Diário Catarinense – O que o novo Plano Diretor muda no futuro da marina da Ponta do Ataliba?
Ronaldo Daux – No que diz respeito à marina, nada. É preciso separar os dois projetos, já que o da garagem náutica está aprovado, licenciado e não se encaixa nestas mudanças. Mesmo que o Plano Diretor altere algo quando for aprovado definitivamente, a obra já está em andamento desde bem antes disso e não poderia ser interrompida pelo novo planejamento.
DC – Existe algum planejamento de um novo empreendimento imobiliário no local?
Daux – Na verdade, eu ainda nem tive tempo para ver exatamente o que mudou no novo Plano Diretor. O que posso afirmar é que o projeto anterior caiu, perdeu o sentido. O planejamento anterior fazia mais sentido quando se pensa em conservação do que o novo: antes, a ideia era um edifício residencial de nove andares e um hotel de 18, chegando à ocupação total de 20%. Agora, tenho permissão para ocupar 50% do espaço com prédios de até seis andares. Até que o plano seja aprovado definitivamente, não vamos perder tempo mexendo com o projeto.
DC – Os moradores afirmam que a sujeira de uma garagem náutica, como o óleo, poderia vazar e destruir o mangue.

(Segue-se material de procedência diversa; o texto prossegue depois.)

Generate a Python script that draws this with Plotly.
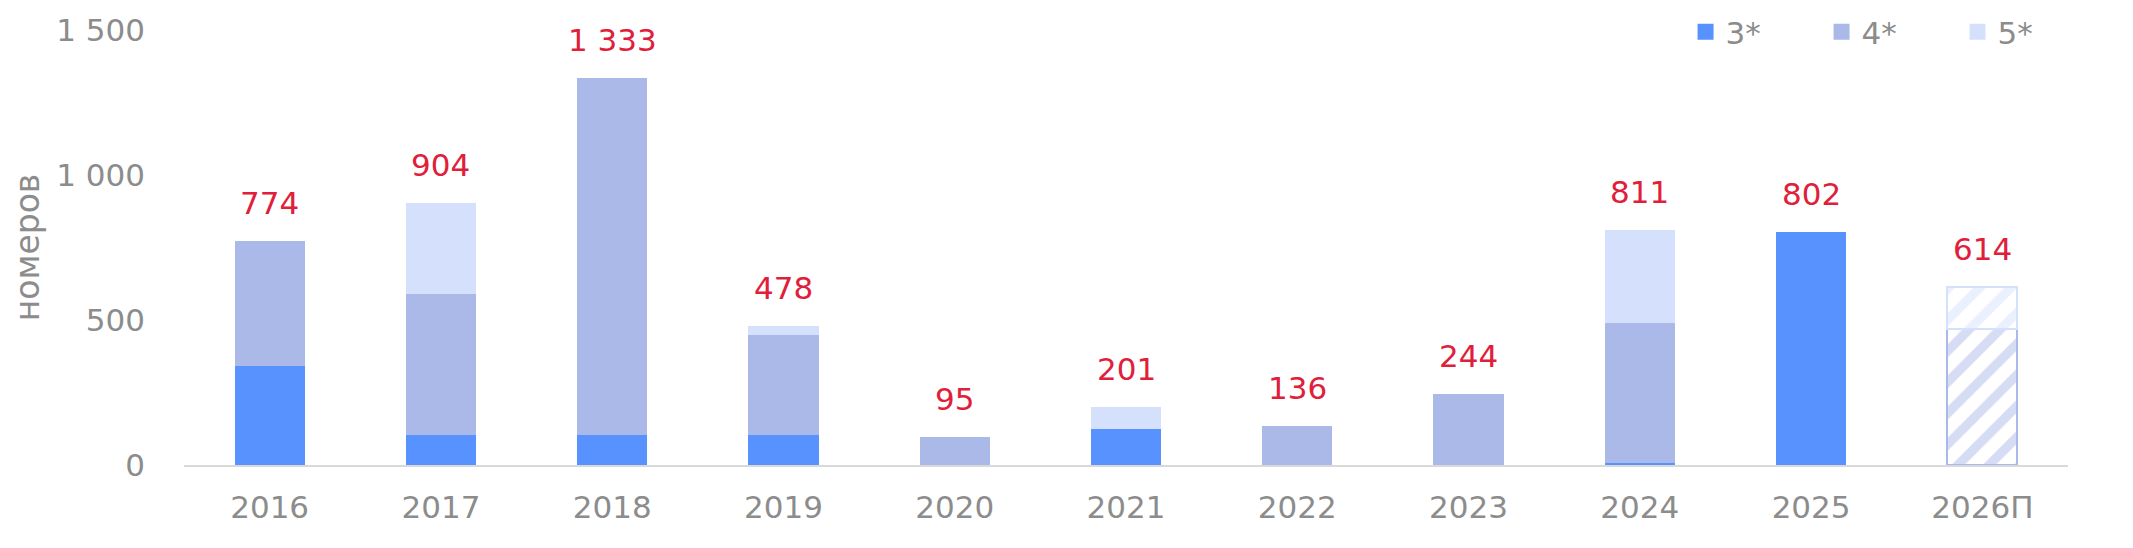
import plotly.graph_objects as go

years = ["2016", "2017", "2018", "2019", "2020", "2021", "2022", "2023", "2024", "2025", "2026П"]
stars3 = [342, 103, 105, 103, 0, 124, 0, 0, 8, 802, 0]
stars4 = [432, 487, 1228, 347, 95, 0, 136, 244, 482, 0, 470]
stars5 = [0, 314, 0, 28, 0, 77, 0, 0, 321, 0, 144]
totals = [774, 904, 1333, 478, 95, 201, 136, 244, 811, 802, 614]
total_labels = ["774", "904", "1 333", "478", "95", "201", "136", "244", "811", "802", "614"]

y_ticks = [0, 500, 1000, 1500]
y_ticktext = ["0", "500", "1 000", "1 500"]

FONT = "DejaVu Sans"
GREY = "#8c8c8c"
RED = "#e0203a"
colors = {"3*": "#5892ff", "4*": "#abb9e8", "5*": "#d5e1fc"}

forecast = [y.endswith("П") for y in years]

fig = go.Figure()
for name, vals in [("3*", stars3), ("4*", stars4), ("5*", stars5)]:
    c = colors[name]
    fig.add_trace(go.Bar(
        x=years, y=vals, name=name, showlegend=False,
        marker=dict(
            color=c,
            line=dict(color=c, width=[2 if f else 0 for f in forecast]),
            pattern=dict(
                shape=["/" if f else "" for f in forecast],
                fgcolor=c, bgcolor="white", size=22, solidity=0.42,
            ),
        ),
    ))
    # legend entry with a bigger square than the bar default
    fig.add_trace(go.Scatter(
        x=[None], y=[None], mode="markers", name=name,
        marker=dict(symbol="square", size=17, color=c),
    ))

# category index keeps "2016" etc. from being read as numbers
for i, (tot, txt) in enumerate(zip(totals, total_labels)):
    fig.add_annotation(x=i, y=tot, text=txt, showarrow=False,
                       yshift=38, yanchor="middle",
                       font=dict(family=FONT, size=31, color=RED))

# page body has an 8px margin, so margins are shifted to compensate
fig.update_layout(
    width=2133, height=548,
    barmode="stack", bargap=0.59,
    plot_bgcolor="white", paper_bgcolor="white",
    margin=dict(l=176, r=73, t=22, b=91, autoexpand=False),
    font=dict(family=FONT, color=GREY),
    legend=dict(orientation="h", x=0.797, xanchor="left", y=0.995, yanchor="middle",
                font=dict(size=31, color=GREY), traceorder="normal",
                entrywidth=91, entrywidthmode="pixels", bgcolor="rgba(0,0,0,0)"),
    xaxis=dict(type="category", showline=True, linecolor="#d9d9d9", linewidth=2,
               showgrid=False, ticks="", tickfont=dict(size=31, color=GREY),
               ticklabelstandoff=14),
    yaxis=dict(range=[0, 1500], tickvals=y_ticks, ticktext=y_ticktext,
               showgrid=False, zeroline=False, showline=False, ticks="",
               tickfont=dict(size=31, color=GREY), ticklabelstandoff=38,
               title=dict(text="номеров", font=dict(size=33, color=GREY), standoff=8)),
)

fig.write_html("out.html")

Daux – Tem marina no mundo inteiro, mas só em Florianópolis que vaza e destrói o meio ambiente? É um absurdo pensarem que não foi feito um estudo de impacto ambiental antes de se iniciar uma instalação desse porte. Uma marina tem um sistema próprio de calhas e filtros, no qual qualquer tipo de óleo que vá para o mar é imediatamente recolhido. Existem vários prédios mais próximos ao manguezal; o dia que a fossa de um deles vazar, vai ser mais prejudicial do que a marina.